A celebrated sage, composer and reciter of sacred runes, mentioned together with nine others (Vāmaka, Vāmadeva, Vessāmitta, Yamataggi, Aṅgīrasa, Bhāradvāja, Vāseṭṭha and Bhagu), Vin.i.245 DN.i.104 as the ancient sages of the brahmins. They abstained from food at unseasonable times. They were the first teachers of the Tevijja Brahmins DN.i.238 and great sacrifices were conducted by them. AN.iv.61

Various teachings are attributed to them, e.g. that they recognised five kinds of Brahmins—brahmasama, devasama, mariyāda, sambhinnamariyāda, and brāhmaṇacaṇḍāla. AN.iii.224ff.
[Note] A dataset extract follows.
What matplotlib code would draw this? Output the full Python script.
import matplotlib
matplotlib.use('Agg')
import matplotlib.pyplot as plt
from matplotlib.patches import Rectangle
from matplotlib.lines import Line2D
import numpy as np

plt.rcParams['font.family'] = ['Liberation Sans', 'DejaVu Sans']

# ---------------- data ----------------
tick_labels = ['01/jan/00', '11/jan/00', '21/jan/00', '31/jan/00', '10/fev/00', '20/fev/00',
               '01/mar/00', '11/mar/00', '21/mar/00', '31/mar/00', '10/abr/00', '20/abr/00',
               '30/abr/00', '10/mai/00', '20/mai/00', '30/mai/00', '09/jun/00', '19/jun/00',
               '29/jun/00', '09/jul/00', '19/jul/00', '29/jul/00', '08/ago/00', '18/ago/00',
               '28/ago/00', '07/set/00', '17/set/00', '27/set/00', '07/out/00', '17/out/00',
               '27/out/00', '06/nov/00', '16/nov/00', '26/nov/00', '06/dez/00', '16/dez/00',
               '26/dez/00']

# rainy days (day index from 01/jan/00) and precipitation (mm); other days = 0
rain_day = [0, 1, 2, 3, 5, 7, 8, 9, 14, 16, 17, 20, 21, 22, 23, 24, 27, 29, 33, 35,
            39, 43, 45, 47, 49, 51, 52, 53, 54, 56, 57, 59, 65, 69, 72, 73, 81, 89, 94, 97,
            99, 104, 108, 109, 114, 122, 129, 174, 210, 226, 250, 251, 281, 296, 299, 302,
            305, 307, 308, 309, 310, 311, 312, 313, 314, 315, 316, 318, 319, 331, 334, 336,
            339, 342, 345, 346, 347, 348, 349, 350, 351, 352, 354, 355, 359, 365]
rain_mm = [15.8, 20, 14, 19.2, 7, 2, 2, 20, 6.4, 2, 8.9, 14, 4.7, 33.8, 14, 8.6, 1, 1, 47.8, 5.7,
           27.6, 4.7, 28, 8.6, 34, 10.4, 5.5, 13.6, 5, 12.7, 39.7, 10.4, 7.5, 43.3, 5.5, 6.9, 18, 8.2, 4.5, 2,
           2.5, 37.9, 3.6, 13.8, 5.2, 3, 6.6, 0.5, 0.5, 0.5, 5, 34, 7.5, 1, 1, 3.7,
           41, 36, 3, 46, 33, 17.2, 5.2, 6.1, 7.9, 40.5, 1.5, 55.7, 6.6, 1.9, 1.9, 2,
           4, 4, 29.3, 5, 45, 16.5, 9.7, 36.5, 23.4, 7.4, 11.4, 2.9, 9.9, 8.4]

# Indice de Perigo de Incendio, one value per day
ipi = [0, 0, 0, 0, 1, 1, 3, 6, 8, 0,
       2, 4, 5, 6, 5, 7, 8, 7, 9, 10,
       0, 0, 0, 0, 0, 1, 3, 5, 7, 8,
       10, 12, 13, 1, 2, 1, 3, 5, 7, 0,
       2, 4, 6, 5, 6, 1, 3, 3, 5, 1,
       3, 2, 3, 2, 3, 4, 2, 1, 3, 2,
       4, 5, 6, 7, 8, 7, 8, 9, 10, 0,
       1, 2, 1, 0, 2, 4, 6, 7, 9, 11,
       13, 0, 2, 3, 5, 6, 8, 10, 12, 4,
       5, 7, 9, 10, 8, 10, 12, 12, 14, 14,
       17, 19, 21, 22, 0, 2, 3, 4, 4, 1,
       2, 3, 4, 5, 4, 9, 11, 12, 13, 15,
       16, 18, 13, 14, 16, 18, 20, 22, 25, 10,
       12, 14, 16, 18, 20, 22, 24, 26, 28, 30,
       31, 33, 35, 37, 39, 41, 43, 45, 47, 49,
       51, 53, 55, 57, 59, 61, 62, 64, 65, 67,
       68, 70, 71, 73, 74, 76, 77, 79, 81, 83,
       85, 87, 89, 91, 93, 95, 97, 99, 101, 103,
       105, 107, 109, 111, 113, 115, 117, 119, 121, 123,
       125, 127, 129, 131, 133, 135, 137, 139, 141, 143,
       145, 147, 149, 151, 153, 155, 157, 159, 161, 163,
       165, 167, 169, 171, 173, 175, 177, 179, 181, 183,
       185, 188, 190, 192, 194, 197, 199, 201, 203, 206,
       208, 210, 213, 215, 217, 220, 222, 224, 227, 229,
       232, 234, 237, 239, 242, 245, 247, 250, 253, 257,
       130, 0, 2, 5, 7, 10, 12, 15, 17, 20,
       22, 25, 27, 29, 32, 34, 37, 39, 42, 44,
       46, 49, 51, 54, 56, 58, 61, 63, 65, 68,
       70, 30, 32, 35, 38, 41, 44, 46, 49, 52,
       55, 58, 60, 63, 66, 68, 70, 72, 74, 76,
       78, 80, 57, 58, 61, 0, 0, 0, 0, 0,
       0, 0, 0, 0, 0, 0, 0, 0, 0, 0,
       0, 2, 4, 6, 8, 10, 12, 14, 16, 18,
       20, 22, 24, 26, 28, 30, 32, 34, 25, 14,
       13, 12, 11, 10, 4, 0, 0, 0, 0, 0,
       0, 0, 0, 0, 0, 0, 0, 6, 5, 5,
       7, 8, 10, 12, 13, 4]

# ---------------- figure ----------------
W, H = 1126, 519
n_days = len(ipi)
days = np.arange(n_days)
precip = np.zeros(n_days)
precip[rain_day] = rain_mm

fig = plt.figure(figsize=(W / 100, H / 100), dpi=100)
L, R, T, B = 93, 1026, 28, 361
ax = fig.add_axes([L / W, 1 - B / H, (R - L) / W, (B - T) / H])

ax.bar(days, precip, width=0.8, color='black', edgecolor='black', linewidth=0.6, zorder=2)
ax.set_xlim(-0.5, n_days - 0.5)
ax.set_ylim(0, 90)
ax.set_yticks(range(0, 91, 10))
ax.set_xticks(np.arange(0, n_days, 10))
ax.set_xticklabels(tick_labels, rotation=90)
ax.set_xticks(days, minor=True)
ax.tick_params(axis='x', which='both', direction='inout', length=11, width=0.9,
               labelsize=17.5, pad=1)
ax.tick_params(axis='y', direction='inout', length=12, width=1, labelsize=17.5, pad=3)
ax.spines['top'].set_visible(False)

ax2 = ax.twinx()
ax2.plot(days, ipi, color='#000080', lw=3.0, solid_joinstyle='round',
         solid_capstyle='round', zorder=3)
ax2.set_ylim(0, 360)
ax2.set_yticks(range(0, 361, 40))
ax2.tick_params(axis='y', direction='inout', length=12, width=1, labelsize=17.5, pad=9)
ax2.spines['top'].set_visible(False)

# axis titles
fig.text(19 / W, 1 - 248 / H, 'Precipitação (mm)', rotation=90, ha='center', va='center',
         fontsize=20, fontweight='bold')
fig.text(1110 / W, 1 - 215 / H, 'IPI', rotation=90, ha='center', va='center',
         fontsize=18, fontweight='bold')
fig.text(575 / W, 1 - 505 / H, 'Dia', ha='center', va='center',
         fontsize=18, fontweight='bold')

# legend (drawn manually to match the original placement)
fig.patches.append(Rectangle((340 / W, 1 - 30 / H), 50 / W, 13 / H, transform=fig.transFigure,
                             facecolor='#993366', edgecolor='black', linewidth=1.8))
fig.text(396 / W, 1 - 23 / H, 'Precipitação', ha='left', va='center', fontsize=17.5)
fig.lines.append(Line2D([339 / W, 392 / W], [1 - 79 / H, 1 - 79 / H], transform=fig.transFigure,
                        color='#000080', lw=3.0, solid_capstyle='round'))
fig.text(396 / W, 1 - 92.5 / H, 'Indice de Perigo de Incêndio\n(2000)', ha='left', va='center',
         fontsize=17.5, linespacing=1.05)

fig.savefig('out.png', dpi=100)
These sages did not claim to have discerned and realised the five qualities-truth, austerities, chastity, study and munificence—specified by the brahmins for the attainment of merit and the achievement of what is right, MN.ii.199–200 though their followers behaved as if they did. Nor did they claim that they personally saw and knew that “here alone resides the truth and everything else is vain.”. MN.ii.169

Aṭṭhaka may be identified with Aṣṭaka mentioned as the author of Ṛg Veda 10.104 or else with Atri, author of Ṛg Veda 5.5.